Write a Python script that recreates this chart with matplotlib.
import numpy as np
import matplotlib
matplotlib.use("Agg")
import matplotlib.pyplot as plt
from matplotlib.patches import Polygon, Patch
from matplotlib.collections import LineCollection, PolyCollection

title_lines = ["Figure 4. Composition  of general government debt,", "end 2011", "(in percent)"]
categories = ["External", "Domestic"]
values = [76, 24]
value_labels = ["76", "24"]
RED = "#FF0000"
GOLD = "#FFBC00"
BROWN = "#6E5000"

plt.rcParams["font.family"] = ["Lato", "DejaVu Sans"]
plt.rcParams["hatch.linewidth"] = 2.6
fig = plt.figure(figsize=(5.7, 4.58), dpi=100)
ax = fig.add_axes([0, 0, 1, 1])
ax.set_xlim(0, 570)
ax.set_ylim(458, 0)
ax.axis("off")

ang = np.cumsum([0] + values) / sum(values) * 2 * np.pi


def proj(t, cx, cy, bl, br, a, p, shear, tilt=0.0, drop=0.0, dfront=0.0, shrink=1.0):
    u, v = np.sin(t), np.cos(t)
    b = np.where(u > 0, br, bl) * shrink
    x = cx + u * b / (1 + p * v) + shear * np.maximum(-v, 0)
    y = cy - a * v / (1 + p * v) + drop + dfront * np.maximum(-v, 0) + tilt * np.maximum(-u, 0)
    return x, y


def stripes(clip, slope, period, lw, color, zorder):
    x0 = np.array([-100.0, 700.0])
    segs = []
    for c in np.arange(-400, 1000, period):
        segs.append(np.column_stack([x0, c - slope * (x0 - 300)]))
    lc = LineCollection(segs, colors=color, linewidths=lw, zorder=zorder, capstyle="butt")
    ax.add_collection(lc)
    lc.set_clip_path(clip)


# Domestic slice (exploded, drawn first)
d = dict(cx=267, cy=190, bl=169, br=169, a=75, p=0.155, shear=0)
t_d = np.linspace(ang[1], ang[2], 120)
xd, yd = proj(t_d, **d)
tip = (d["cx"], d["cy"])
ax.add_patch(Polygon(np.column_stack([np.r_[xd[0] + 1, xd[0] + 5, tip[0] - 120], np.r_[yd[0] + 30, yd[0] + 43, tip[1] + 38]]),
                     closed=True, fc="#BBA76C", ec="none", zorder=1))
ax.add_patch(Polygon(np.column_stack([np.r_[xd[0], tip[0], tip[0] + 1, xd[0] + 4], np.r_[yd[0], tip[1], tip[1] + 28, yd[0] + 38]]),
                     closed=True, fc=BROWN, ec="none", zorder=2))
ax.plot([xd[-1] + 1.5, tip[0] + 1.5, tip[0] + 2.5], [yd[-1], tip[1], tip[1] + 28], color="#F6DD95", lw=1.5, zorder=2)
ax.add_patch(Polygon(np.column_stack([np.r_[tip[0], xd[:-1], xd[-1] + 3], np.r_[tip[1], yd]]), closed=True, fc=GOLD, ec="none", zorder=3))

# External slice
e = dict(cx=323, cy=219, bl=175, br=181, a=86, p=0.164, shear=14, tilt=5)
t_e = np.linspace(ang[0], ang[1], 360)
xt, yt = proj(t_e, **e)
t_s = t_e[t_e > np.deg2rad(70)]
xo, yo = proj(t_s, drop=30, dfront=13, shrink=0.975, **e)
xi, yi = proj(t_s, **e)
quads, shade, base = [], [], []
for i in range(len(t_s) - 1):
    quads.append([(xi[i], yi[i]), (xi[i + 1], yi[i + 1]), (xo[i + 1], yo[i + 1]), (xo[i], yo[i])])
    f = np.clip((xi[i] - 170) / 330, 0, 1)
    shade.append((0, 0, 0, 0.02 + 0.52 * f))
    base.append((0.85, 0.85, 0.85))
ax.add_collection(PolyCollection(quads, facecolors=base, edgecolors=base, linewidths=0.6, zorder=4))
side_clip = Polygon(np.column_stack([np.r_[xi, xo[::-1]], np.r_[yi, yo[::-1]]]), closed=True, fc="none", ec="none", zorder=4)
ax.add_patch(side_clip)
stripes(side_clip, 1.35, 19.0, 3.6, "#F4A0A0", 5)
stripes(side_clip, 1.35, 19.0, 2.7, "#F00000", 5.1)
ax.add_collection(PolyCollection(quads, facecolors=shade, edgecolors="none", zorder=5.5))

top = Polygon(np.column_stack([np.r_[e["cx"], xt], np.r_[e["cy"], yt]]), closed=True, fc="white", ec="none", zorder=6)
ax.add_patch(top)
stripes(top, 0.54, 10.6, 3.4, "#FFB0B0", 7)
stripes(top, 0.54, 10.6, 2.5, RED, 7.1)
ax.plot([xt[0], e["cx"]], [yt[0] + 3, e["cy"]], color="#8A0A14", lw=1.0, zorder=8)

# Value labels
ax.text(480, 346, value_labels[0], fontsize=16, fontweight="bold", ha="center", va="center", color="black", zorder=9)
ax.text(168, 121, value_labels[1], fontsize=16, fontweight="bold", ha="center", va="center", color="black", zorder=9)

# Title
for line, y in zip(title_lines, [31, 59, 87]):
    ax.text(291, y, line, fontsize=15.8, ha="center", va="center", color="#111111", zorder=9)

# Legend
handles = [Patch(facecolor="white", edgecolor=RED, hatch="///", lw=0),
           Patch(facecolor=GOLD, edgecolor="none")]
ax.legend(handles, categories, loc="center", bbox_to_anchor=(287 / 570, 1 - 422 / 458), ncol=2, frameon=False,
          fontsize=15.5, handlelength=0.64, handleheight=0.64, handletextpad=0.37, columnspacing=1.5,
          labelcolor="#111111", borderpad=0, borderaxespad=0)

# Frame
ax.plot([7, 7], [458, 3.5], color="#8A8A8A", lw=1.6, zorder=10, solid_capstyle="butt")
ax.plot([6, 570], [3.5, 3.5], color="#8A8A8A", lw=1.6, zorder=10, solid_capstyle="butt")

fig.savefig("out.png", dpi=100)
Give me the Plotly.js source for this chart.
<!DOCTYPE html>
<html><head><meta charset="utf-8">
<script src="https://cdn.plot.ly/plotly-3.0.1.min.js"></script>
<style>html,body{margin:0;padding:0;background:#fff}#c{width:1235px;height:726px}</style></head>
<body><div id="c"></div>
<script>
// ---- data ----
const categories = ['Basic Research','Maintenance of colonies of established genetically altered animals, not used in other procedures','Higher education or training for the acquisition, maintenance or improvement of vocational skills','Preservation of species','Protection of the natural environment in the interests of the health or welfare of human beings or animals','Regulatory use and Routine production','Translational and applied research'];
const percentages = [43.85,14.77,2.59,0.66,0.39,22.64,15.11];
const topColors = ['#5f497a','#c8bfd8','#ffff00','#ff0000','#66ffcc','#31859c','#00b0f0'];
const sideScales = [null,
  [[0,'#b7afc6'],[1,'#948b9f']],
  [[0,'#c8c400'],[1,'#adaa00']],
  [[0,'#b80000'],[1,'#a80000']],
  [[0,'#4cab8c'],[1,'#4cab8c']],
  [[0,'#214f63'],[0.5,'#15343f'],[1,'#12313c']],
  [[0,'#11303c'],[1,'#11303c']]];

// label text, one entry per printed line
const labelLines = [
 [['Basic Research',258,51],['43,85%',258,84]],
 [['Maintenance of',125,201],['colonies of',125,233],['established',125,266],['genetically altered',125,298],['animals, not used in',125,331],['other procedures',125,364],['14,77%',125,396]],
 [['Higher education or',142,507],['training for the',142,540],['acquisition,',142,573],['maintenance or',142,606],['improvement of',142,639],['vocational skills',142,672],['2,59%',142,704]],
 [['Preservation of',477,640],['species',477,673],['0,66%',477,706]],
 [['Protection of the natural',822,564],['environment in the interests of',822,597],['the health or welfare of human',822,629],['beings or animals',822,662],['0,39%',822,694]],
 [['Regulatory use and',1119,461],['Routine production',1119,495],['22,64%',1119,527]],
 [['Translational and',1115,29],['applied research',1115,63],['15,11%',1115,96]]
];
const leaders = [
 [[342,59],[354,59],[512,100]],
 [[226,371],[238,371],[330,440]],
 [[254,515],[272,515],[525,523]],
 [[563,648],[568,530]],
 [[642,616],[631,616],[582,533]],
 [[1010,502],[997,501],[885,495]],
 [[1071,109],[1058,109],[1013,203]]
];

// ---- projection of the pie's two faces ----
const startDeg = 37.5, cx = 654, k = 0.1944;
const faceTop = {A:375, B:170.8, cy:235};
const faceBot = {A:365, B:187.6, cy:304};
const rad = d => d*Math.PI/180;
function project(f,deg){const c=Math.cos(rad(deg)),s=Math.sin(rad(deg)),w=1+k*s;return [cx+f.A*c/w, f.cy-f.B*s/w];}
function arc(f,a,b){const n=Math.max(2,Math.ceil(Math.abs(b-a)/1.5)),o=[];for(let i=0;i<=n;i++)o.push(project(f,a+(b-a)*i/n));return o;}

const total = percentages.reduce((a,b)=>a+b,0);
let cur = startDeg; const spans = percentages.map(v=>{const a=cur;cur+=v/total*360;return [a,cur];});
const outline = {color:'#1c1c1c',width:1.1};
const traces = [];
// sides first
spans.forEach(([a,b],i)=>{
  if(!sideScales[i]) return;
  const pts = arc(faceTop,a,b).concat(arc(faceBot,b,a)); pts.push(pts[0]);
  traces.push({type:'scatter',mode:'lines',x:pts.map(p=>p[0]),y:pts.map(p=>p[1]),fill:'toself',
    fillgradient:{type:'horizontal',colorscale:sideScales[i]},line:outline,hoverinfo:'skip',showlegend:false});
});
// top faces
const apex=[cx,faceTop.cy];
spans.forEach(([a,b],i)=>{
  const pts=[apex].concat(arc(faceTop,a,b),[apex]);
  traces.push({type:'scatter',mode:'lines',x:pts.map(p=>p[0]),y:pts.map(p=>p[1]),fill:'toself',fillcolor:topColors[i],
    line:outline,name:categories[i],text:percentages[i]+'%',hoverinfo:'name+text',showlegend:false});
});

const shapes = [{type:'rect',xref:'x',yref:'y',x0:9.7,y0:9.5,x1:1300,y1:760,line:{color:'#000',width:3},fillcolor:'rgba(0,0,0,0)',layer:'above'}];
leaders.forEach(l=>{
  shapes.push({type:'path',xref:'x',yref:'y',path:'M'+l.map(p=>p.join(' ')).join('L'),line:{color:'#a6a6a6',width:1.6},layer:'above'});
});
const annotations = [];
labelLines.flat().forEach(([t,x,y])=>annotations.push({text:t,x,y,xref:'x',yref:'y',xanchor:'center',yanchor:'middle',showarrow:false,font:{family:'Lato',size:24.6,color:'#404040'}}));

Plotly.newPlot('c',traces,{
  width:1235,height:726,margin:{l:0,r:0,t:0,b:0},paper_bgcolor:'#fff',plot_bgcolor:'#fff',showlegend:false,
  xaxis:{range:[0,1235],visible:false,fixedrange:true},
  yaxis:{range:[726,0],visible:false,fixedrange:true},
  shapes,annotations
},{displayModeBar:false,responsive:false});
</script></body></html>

○ ○ ○ ○ ○ ○ ○

» **Problem requirements**: Give the lines again, exactly as they stand, from the beginning of the data through the line with "from matplotlib.collections import".

» **Correct answer**:
Write a Python script that recreates this chart with matplotlib.
import numpy as np
import matplotlib
matplotlib.use("Agg")
import matplotlib.pyplot as plt
from matplotlib.patches import Polygon, Patch
from matplotlib.collections import LineCollection, PolyCollection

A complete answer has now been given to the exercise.